Their debut, and it hit with an impact unimaginable nowadays. In the wake of psychedelia, it was seen as a return to something more basic and rural, yet it was plenty electric. The feeling of the music is loose and communal, yet there’s nothing sloppy or rambling about it. The vocals, well, maybe they’re a little sloppy and a lot strained, but deliberately and magnificently. My favorite track (a minority opinion, I know) is “Chest Fever,” because Garth Hudson’s organ sound is so great and the cracked singing is so perfectly imperfect – when Levon Helm sings “I don’t think I can last very much longer” (right at the end of an inspired breakdown section for sax, baritone horn, and fiddle) he does sound like he’s on his last legs. The LP is bookended by a pair of Dylan songs, “Tears of Rage” (co-written by Richard Manuel) and “I Shall Be Released,” both sung with heartrending falsetto fervor by Manuel. But singling out individual tracks is deceptive, because this album is truly greater than the sum of its parts. It proved hugely influential on the rock of the following decade.

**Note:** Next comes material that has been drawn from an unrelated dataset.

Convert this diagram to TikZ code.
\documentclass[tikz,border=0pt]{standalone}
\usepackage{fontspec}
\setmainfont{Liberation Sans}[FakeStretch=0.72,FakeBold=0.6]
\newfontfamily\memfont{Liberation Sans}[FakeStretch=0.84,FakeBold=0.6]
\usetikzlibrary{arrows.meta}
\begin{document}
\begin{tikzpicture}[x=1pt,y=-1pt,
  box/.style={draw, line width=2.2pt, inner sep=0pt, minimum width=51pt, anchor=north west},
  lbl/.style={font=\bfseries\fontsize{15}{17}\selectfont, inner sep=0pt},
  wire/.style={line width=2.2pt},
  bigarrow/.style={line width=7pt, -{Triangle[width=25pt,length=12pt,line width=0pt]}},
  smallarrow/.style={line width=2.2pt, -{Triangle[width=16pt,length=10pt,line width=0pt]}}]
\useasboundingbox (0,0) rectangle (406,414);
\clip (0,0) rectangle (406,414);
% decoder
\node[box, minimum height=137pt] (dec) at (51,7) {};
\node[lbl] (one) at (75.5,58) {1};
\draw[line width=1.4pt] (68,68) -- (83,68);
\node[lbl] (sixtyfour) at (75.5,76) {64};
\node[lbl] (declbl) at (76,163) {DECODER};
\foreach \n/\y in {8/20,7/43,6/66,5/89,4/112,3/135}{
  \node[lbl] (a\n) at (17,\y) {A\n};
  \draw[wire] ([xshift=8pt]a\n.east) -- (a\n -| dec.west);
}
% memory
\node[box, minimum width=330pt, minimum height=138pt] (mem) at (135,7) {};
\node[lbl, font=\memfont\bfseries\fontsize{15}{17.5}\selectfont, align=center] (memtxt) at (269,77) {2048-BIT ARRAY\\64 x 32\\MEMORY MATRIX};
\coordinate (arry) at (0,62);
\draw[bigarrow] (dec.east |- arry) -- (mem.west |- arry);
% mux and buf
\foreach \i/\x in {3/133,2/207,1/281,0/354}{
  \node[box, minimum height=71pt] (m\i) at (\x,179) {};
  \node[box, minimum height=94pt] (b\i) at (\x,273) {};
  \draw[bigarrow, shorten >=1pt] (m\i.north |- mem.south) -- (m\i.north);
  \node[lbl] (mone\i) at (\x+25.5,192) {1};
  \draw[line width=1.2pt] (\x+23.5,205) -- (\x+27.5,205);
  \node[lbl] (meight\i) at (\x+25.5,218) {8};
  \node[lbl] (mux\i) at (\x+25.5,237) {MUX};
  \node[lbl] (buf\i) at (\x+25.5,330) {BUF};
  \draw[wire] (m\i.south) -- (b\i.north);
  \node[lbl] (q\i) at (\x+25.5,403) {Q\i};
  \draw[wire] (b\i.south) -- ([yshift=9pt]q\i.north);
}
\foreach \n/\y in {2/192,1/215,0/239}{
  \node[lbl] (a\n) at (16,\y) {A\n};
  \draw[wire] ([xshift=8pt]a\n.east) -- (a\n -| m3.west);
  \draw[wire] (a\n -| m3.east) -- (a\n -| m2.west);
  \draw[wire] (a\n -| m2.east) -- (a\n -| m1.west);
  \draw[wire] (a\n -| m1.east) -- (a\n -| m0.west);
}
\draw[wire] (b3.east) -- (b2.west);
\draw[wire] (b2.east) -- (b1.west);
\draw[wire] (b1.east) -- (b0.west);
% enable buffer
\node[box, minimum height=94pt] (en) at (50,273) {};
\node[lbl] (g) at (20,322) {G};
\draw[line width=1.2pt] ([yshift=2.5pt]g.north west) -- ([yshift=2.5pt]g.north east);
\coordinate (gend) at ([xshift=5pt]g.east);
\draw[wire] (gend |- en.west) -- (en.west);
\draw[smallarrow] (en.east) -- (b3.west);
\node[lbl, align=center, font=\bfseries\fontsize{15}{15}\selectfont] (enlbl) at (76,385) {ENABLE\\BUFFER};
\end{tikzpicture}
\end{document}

Dave Mason returned to the fold for Traffic’s sophomore album and starred on half the LP, notably contributing the first version of the immortal “Feelin’ Alright?”, virtuoso singing on “Don’t Be Sad,” and the accusatory “Cryin’ to Be Heard.” Steve Winwood’s soulful vocals and keyboards move to the fore on “Pearly Queen” and “40,000 Headmen,” both with surreal Jim Capaldi lyrics, and the more straightforward “Who Knows What Tomorrow May Bring” (worthy of Ray Charles), the haunting “No Time to Live,” and the accusatory “Means to an End” (were Mason and Winwood singing to each other on the accusatory numbers?). As Winwood and Mason alternate, the album achieves a quirky balance such that neither wears out his welcome.

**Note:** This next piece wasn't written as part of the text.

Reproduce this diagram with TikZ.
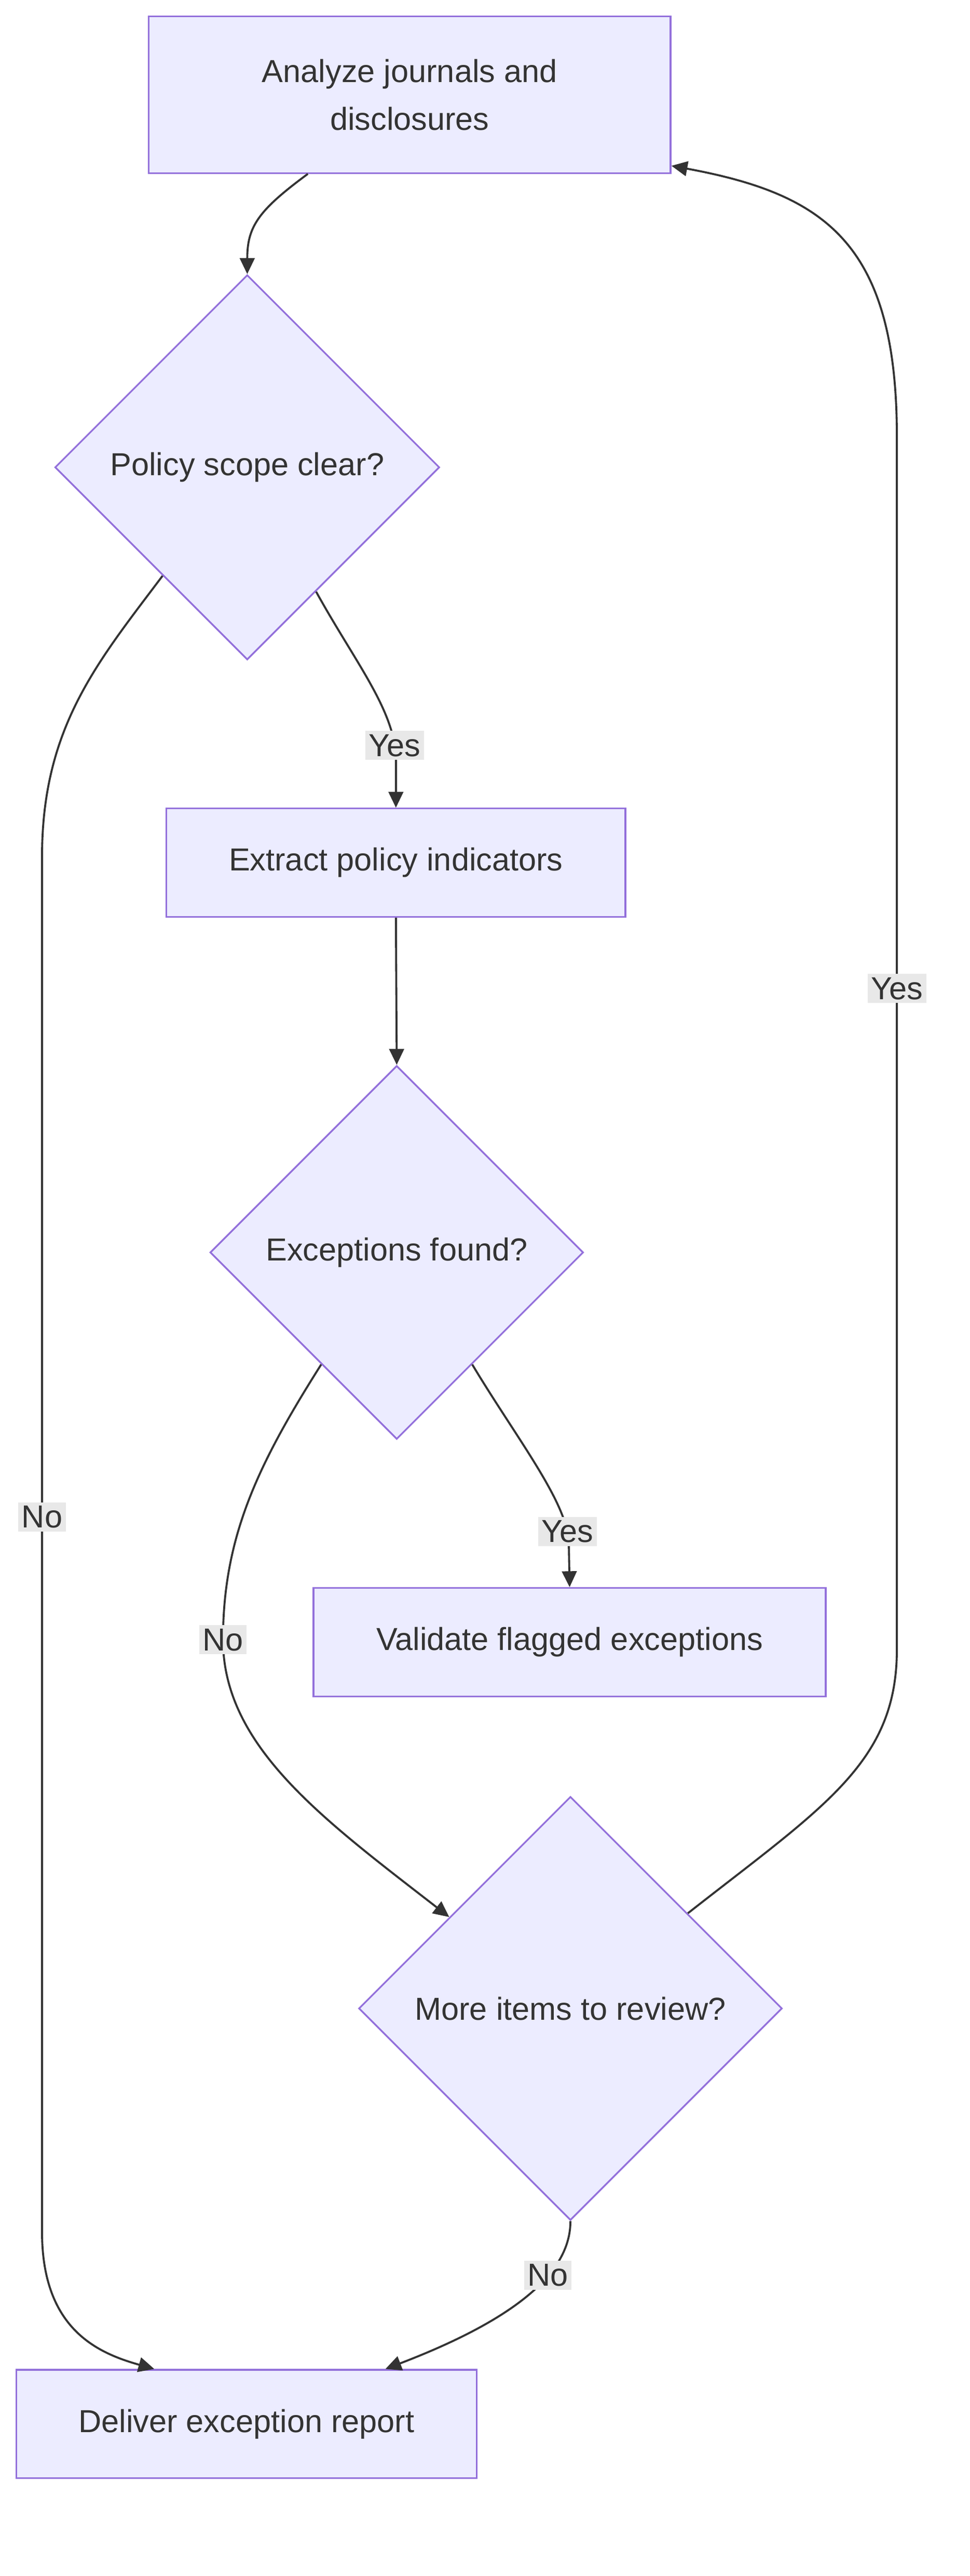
\documentclass[tikz,border=0pt]{standalone}
\usepackage{fontspec}
\setmainfont{Liberation Sans}
\usetikzlibrary{shapes.geometric,arrows.meta}
\definecolor{nfill}{HTML}{ECECFF}
\definecolor{nline}{HTML}{9370DB}
\definecolor{eline}{HTML}{333333}
\definecolor{lbl}{HTML}{E8E8E8}
\begin{document}
\begin{tikzpicture}[x=0.1cm,y=-0.1cm,
  every node/.style={font=\fontsize{56}{84}\selectfont, text=eline},
  box/.style={draw=nline, fill=nfill, line width=3pt, inner sep=0},
  dia/.style={diamond, draw=nline, fill=nfill, line width=3pt, inner sep=0},
  edge/.style={draw=eline, line width=3.5pt, -{Triangle[length=28pt,width=26pt]}},
  elbl/.style={fill=lbl, inner sep=6pt}]
\useasboundingbox (0,0) rectangle (600,1593);
\node[box, minimum width=32.3cm, minimum height=9.7cm, align=center] (a) at (253.5,58.5) {Analyze journals and\\disclosures};
\node[dia, minimum width=23.8cm, minimum height=23.8cm] (d1) at (153,289) {Policy scope clear?};
\node[box, minimum width=28.4cm, minimum height=6.7cm] (b) at (245,533.5) {Extract policy indicators};
\node[dia, minimum width=23.1cm, minimum height=23.1cm] (d2) at (245.5,774.5) {Exceptions found?};
\node[box, minimum width=31.7cm, minimum height=6.7cm] (c) at (352.5,1015.5) {Validate flagged exceptions};
\node[dia, minimum width=26.2cm, minimum height=26.2cm] (d3) at (353,1242) {More items to review?};
\node[box, minimum width=28.5cm, minimum height=6.7cm] (e) at (152.5,1499) {Deliver exception report};
\coordinate (ain) at ([yshift=0.5cm]a.south east);
\path[edge] ([xshift=-6.3cm]a.south) .. controls (160,130) and (153,140) .. (d1.north);
\path[edge] (d1.-61) .. controls (220,410) and (245,440) .. node[pos=0.9,elbl]{Yes} (245,470) -- (b.north);
\path[edge] (d1.-128) .. controls (60,410) and (26,450) .. (26,530) -- node[elbl,pos=0.48]{No} (26,1380) .. controls (26,1440) and (60,1455) .. ([xshift=-5.7cm]e.north);
\path[edge] (b.south) -- (d2.north);
\path[edge] (d2.-56) .. controls (320,890) and (352,930) .. node[pos=0.9,elbl]{Yes} (352,955) -- (c.north);
\path[edge] (d2.-124) .. controls (160,905) and (138,950) .. (138,1014) node[elbl]{No} .. controls (138,1080) and (200,1125) .. (d3.143);
\path[edge] (d3.39) .. controls (510,1117) and (555,1090) .. (555,1020) -- node[elbl,pos=0.545]{Yes} (555,270) .. controls (555,150) and (510,120) .. (ain);
\path[edge] (d3.south) .. controls (353,1400) and (330,1430) .. node[pos=0.4,elbl]{No} ([xshift=8.6cm]e.north);
\end{tikzpicture}
\end{document}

Arguably the most musically influential of VU’s LPs, full of feedback and distortion. The title track and the iconic “Sister Ray” – all 17:27 of it – are the highlights. On the other hand, “The Gift,” with John Cale reading a Lou Reed short story in one channel and the band playing unrelated music in the other, isn’t something one necessarily listens to each time the album is played. The rest is the usual brilliant depravity. Cale left after this LP and the band was never as hard-hitting after that.

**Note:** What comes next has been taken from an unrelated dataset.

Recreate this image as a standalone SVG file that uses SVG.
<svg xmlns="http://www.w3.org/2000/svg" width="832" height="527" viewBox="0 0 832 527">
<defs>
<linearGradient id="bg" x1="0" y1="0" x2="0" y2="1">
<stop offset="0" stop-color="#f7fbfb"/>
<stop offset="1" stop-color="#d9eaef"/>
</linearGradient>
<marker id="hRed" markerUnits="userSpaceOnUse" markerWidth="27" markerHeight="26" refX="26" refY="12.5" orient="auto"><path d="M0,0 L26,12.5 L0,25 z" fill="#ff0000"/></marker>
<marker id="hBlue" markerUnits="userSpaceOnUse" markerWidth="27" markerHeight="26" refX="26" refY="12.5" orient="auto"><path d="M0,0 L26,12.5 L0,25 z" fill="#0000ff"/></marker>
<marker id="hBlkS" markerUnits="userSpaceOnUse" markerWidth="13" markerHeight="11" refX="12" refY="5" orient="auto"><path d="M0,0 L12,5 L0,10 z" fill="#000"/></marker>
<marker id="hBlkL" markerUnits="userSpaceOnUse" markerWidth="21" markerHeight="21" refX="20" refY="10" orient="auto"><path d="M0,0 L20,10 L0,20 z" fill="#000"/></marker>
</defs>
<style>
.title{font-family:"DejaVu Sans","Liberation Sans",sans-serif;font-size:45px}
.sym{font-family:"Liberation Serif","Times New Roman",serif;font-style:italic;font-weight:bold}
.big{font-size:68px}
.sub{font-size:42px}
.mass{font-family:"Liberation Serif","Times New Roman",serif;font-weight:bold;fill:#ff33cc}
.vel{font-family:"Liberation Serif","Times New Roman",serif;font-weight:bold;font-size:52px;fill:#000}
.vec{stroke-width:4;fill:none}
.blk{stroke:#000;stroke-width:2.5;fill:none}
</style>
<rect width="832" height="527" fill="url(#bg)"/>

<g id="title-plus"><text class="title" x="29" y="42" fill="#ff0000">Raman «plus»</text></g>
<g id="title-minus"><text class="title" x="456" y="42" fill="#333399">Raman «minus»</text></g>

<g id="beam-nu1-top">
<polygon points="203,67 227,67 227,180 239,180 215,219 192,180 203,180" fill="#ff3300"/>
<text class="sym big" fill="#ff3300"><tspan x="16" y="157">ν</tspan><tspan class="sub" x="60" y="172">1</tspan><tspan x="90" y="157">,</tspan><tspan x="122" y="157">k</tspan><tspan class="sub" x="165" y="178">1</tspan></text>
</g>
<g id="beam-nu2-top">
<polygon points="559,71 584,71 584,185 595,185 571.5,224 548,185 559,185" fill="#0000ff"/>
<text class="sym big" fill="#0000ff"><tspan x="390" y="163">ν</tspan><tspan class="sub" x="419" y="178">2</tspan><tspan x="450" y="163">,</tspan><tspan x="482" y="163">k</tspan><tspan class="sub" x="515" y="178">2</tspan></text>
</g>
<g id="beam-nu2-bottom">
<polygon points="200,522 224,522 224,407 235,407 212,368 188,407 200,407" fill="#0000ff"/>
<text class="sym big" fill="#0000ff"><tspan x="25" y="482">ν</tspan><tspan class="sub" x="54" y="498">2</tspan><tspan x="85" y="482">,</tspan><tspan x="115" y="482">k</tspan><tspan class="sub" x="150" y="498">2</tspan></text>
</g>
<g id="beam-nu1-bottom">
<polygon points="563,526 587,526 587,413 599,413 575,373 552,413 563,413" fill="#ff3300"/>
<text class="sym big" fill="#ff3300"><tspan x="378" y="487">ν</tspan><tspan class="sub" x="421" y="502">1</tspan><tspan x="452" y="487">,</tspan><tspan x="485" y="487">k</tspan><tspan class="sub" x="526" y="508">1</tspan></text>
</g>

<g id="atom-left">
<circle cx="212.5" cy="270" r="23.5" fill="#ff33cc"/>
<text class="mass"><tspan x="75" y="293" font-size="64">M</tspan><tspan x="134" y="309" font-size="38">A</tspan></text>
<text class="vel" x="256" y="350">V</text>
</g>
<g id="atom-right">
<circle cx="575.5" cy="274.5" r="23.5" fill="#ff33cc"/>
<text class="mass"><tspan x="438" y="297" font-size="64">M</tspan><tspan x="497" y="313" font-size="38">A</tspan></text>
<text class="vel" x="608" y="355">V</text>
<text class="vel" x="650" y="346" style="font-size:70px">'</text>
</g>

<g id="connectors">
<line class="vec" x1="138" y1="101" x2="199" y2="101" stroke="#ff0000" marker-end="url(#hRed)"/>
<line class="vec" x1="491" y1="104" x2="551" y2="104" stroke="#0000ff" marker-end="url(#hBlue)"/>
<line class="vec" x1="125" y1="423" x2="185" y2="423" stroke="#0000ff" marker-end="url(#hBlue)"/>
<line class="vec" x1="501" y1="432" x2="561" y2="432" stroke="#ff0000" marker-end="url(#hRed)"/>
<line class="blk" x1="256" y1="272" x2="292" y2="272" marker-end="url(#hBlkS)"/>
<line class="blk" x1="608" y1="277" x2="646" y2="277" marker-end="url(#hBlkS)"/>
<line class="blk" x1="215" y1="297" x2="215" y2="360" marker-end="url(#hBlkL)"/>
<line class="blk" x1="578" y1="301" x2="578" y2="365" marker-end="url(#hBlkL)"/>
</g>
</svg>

By the time “Time of the Season” became a hit single in 1969, the band had fallen apart. But this album is much more than that song (which was practically an afterthought). The line “his sadness makes him smile” (from “Brief Candles”) nicely sums up the mood, conveyed by the ethereal voice of Colin Blunstone. The arrangements are absolutely beautiful, as ornate as the Beatles’ (or should I say George Martin’s?) most intricate creations, with some of the greatest vocal harmonies in the history of rock. The most beautifully bittersweet LP of the British Invasion.
Their flirtation with psychedelia having passed, the Stones returned to their twin missions: Mick Jagger seeing how many personas he could inhabit, the band seeing how many ways they could reconfigure their beloved blues/R&B roots into rock. The hits were “Street Fighting Man” and “Sympathy for the Devil”; the real highlights are “No Expectations,” “Prodigal Son” (an at first uncredited cover of Robert Wilkins’s “That Ain’t No Way to Get Along”), “Stray Cat Blues,” and “Salt of the Earth.”
The king of snark’s response to Sgt. Pepper, come-lately hippies, Flower Power, etc. “What’s the ugliest part of your body? … I think it’s your mind.”
Gram Parsons joined the band for one album that transformed it stylistically. Though it came to be seen as the great touchstone of country rock, Sweetheart was largely rejected by Byrds fans and the general music audience at the time.